§ Explainer · Estate
TFSA successor vs beneficiary
What this is
A 2-minute distinction that saves your family $1,000s
On your TFSA, you can name your spouse as either SUCCESSOR HOLDER or BENEFICIARY. Same word, very different result. Most Canadians get this wrong.
- ·Successor holder: spouse INHERITS the TFSA. The account keeps growing tax-free with their own contribution room intact. They become the new account holder, no paperwork.
- ·Beneficiary: account COLLAPSES on death. Cash transfers to spouse tax-free, BUT the contribution room is permanently lost.
- ·Only a spouse / common-law partner can be a SUCCESSOR. Anyone else can only be a BENEFICIARY.
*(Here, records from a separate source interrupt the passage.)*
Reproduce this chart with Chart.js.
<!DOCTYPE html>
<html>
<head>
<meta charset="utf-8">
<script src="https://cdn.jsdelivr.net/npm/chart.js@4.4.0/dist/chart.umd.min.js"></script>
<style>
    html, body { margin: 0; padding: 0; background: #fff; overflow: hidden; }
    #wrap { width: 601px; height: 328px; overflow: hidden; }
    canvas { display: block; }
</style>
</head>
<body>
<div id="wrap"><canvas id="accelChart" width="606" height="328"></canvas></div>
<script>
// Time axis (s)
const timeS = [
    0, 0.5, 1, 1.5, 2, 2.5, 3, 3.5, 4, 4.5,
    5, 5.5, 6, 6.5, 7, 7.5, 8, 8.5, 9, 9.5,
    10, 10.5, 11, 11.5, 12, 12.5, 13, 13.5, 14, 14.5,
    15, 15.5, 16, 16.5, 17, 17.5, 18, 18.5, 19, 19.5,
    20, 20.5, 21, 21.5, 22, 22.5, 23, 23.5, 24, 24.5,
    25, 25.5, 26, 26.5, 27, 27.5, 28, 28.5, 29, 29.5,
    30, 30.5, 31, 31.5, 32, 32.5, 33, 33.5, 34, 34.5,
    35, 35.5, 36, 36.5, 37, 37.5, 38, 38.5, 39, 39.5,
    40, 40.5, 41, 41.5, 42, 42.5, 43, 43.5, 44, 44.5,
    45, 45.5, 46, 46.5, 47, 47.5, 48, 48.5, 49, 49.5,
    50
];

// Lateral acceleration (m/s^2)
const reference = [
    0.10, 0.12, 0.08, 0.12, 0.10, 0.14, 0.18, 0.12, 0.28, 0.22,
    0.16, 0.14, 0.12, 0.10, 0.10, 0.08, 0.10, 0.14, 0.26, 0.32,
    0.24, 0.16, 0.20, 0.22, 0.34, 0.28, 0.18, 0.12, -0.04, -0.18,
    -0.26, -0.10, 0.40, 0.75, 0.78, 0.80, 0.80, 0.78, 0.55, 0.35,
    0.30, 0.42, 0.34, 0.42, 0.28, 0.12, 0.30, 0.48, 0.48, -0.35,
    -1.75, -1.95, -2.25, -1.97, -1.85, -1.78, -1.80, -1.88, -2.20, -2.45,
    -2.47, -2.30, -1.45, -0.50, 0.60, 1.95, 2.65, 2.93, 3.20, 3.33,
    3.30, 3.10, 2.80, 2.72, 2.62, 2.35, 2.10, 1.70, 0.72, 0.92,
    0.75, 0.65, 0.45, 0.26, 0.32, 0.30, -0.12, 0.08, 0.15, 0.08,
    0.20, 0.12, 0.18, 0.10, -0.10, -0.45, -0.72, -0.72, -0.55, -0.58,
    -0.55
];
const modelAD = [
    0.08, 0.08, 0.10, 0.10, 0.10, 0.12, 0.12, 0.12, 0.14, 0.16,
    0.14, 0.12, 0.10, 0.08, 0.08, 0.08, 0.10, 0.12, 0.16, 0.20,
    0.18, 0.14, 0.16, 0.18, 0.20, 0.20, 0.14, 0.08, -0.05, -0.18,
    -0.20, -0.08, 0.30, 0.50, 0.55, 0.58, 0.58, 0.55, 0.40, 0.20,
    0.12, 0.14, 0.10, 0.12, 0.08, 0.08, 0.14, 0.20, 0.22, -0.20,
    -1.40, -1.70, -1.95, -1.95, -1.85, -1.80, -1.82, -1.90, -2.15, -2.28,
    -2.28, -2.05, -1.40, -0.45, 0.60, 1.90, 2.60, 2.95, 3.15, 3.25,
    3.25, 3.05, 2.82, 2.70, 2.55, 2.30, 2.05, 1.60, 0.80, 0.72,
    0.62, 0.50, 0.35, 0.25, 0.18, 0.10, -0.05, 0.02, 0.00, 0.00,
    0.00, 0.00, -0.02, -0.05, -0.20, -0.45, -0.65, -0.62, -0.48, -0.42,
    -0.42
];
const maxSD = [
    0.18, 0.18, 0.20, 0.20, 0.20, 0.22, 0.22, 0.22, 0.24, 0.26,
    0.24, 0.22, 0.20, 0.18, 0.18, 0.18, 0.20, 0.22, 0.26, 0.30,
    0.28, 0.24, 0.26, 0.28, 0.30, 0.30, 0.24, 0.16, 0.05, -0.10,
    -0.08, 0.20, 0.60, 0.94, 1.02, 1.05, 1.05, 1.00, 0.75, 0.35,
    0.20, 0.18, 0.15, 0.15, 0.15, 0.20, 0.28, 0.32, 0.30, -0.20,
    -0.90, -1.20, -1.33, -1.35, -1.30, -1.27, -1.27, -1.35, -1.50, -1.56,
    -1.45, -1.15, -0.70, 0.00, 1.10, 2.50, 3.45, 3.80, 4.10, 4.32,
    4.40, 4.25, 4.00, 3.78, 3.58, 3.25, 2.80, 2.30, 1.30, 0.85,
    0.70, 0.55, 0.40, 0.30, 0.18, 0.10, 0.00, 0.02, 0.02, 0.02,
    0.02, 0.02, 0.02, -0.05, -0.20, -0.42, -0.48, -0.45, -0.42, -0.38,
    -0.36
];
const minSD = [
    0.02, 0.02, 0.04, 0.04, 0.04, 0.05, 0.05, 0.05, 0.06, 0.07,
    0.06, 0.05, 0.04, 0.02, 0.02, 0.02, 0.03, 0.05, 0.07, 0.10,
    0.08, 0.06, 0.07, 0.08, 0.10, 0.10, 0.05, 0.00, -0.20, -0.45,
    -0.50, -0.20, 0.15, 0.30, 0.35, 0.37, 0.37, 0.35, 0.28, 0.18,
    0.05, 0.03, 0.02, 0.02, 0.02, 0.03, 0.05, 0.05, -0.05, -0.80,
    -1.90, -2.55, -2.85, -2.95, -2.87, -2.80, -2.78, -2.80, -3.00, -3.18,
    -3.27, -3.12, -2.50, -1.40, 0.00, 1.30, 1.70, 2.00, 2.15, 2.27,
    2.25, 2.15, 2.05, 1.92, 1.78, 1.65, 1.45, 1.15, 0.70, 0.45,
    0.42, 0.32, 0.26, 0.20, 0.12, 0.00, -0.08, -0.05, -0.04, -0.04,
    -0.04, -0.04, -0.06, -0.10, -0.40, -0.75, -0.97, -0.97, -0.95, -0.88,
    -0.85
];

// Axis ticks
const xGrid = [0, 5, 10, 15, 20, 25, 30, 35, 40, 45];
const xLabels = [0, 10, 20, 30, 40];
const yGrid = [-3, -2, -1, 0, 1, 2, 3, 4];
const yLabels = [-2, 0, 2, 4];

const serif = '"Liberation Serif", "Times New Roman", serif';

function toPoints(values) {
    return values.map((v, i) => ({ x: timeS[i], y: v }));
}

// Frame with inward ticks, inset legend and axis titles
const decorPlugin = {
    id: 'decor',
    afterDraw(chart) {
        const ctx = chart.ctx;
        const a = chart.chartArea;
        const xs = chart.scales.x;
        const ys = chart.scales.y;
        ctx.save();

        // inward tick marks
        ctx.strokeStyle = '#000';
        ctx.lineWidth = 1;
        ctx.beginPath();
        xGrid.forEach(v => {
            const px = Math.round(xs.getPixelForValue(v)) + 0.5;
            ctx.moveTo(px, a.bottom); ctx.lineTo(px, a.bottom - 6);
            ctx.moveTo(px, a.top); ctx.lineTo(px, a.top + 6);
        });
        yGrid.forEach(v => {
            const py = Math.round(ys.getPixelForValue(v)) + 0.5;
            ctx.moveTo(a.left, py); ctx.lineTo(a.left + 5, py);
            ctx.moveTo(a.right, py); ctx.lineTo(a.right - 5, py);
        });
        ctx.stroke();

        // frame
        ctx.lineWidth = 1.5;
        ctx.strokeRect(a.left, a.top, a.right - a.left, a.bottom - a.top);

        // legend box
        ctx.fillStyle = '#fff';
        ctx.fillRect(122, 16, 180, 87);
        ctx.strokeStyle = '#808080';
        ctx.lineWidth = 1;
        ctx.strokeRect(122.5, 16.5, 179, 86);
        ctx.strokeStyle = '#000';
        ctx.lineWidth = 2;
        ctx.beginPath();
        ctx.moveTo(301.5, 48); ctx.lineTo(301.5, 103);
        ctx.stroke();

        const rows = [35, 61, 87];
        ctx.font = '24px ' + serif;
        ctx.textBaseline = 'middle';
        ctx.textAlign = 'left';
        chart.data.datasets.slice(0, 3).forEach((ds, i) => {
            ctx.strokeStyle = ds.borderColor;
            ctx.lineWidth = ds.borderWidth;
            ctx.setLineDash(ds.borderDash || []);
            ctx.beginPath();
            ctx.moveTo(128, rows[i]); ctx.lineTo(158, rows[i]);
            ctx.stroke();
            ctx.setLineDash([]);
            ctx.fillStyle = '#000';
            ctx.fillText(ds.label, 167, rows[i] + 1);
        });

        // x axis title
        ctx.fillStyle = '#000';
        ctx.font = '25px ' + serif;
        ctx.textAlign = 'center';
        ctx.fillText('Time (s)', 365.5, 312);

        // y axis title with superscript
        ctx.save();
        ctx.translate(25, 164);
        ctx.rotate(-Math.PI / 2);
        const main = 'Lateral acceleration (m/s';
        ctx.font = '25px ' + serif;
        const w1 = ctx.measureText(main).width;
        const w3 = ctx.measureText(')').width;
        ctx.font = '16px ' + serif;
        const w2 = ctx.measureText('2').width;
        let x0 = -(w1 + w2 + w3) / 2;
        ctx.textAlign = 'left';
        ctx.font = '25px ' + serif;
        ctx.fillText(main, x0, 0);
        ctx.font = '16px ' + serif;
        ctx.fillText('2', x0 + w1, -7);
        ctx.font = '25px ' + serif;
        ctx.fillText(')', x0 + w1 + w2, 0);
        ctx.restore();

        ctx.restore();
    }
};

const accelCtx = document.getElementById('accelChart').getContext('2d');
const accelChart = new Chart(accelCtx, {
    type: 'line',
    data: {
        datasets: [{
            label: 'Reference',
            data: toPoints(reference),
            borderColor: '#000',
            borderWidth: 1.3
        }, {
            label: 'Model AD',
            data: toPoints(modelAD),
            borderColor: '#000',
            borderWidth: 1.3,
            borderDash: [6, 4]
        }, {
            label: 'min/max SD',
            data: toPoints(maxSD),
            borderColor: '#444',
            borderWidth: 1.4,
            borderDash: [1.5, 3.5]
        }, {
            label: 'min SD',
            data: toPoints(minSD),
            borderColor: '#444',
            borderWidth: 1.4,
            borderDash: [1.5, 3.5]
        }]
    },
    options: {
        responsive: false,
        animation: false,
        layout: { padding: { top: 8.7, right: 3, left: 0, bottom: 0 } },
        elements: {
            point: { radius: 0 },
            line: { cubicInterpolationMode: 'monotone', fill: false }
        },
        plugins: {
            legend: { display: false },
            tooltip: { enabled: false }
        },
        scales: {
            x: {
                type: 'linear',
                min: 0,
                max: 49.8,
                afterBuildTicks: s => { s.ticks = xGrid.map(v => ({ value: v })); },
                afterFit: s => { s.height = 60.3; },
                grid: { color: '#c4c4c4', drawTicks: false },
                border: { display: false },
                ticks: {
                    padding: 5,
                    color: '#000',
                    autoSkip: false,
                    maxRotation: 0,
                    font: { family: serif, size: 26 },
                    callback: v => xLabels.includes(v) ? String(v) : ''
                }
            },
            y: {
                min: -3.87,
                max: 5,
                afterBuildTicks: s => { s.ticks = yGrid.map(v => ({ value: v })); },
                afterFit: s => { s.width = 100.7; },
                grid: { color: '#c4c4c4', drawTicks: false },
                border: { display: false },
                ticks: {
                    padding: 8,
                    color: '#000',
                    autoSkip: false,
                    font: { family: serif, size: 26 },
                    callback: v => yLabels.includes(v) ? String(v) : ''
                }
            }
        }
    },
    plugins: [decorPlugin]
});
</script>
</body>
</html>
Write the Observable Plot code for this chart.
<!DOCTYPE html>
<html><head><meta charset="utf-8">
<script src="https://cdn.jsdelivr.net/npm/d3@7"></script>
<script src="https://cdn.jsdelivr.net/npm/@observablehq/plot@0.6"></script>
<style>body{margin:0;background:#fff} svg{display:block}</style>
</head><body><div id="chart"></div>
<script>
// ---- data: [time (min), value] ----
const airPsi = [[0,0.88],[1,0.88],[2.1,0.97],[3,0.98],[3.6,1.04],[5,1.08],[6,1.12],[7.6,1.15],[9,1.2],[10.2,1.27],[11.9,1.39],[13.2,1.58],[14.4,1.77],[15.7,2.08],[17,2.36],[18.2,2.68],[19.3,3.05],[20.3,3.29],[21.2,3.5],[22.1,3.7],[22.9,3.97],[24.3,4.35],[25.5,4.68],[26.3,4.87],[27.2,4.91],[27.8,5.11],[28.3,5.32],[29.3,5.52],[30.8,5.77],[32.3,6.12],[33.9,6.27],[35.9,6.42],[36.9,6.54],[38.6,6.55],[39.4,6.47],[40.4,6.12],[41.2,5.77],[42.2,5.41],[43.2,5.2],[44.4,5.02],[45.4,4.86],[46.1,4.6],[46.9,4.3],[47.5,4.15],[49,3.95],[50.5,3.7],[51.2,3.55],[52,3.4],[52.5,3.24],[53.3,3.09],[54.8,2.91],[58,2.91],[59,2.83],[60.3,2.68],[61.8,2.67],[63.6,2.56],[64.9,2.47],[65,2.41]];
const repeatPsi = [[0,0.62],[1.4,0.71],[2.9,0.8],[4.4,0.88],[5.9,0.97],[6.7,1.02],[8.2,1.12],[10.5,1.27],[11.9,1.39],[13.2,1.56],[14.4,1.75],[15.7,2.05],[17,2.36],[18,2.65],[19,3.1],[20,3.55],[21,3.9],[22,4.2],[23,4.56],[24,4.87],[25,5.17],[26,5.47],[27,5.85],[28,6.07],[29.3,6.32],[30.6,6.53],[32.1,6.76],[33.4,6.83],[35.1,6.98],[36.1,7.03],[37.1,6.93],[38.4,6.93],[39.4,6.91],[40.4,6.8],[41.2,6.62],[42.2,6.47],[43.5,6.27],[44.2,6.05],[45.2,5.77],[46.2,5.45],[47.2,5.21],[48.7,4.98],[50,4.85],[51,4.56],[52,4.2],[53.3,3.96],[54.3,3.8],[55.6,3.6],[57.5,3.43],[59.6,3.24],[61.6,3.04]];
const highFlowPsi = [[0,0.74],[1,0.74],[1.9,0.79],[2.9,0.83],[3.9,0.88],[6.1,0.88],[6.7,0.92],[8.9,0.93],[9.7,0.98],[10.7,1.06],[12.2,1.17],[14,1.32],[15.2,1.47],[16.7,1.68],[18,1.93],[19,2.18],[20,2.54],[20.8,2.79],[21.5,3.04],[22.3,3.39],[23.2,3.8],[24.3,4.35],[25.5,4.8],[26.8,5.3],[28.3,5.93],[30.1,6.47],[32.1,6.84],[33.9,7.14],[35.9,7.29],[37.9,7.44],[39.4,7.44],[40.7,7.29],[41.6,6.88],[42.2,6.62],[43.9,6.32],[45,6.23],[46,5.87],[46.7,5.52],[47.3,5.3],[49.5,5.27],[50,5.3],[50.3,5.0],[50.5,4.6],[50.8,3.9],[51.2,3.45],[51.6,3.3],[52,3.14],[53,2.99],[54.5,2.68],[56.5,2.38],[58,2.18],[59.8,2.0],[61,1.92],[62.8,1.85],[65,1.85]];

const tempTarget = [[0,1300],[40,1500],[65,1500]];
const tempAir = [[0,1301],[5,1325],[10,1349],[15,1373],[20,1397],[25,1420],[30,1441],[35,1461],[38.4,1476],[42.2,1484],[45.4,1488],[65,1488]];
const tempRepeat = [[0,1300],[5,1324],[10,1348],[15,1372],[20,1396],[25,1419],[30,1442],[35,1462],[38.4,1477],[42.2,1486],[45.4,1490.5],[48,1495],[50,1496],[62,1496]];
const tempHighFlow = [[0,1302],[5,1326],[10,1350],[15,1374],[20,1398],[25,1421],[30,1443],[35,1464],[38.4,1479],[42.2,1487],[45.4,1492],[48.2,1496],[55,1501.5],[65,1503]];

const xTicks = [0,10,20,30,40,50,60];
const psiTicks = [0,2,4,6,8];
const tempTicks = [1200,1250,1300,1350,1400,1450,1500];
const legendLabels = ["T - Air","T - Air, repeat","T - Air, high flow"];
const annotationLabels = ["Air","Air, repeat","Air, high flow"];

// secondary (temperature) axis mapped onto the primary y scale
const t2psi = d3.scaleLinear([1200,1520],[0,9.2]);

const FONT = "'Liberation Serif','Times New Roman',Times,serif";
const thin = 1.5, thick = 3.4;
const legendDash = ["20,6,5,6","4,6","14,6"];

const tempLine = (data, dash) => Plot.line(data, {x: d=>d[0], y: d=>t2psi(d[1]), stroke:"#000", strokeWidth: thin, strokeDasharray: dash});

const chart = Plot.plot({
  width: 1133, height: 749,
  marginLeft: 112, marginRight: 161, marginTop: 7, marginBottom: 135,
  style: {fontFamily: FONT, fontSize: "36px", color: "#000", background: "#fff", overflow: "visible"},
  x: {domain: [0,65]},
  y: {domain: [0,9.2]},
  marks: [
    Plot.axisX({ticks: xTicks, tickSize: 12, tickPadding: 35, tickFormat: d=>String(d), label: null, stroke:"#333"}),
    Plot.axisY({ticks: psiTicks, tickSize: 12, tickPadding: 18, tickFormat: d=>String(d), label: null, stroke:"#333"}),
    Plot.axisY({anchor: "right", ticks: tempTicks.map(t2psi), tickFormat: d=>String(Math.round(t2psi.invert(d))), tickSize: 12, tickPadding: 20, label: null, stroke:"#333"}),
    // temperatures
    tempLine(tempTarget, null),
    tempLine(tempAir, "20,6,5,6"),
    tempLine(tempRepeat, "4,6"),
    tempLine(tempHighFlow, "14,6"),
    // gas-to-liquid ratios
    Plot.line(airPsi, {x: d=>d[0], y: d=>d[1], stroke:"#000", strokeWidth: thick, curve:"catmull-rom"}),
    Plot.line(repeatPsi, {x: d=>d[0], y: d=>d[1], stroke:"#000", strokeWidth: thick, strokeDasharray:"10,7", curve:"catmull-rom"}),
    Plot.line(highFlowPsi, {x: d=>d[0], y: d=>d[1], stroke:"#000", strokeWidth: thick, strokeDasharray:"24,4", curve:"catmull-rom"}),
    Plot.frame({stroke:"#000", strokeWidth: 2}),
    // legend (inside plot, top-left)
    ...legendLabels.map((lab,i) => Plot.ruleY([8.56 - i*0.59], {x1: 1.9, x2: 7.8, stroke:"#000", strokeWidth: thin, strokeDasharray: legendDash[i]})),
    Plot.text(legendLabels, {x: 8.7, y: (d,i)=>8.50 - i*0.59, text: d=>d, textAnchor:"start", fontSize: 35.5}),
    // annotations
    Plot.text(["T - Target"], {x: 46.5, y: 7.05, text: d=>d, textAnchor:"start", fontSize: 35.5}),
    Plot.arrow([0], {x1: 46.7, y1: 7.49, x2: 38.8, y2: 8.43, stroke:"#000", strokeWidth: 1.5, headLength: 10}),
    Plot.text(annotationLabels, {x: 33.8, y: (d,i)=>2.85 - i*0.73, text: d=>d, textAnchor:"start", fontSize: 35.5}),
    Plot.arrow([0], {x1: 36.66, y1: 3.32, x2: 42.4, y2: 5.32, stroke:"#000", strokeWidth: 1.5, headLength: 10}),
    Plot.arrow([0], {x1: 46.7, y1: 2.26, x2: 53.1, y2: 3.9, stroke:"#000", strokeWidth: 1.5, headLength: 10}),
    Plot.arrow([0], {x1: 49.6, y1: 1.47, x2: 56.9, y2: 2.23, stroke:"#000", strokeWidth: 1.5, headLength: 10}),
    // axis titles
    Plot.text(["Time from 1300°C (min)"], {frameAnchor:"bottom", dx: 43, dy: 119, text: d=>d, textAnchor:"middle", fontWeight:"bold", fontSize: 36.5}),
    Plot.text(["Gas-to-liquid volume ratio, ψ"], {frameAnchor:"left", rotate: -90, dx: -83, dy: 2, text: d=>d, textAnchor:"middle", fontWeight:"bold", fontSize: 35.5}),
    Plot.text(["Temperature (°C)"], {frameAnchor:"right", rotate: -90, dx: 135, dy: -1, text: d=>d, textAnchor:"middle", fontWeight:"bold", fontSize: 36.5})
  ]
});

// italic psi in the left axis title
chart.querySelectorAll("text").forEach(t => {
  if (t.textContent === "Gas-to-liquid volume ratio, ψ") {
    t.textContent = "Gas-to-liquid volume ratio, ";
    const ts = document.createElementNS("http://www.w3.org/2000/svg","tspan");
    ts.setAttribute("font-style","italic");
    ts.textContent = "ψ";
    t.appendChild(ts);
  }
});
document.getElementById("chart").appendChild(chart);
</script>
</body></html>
- ·Default if you don't designate: assets go to your estate. They DO get taxed on growth between date of death and date of transfer.
✓ Successor Holder (recommended for spouse)
Account passes intact. Spouse takes over. Contribution room continues. No tax event. No paperwork beyond updating the designation at the institution.
⚠ Beneficiary (only option for non-spouse — kids, charity, anyone else)
Account collapses. Cash is paid out. For a spouse beneficiary, the rollover preserves the tax-free status; for a non-spouse beneficiary, growth since death IS taxed in the deceased's final return. Room is lost forever.
Action item
Log into your bank/broker right now. Find your TFSA. Check the beneficiary designation. If it says Beneficiary: [spouse name], change it to Successor Holder: [spouse name]. Takes 90 seconds. Saves your spouse $5,000-$50,000 of lost future tax-free growth on a $100k+ TFSA.
Educational. Not financial advice. Designation is set at your bank/broker — check it on every TFSA you own. Naming a beneficiary on the account avoids probate; in the will alone, it doesn't.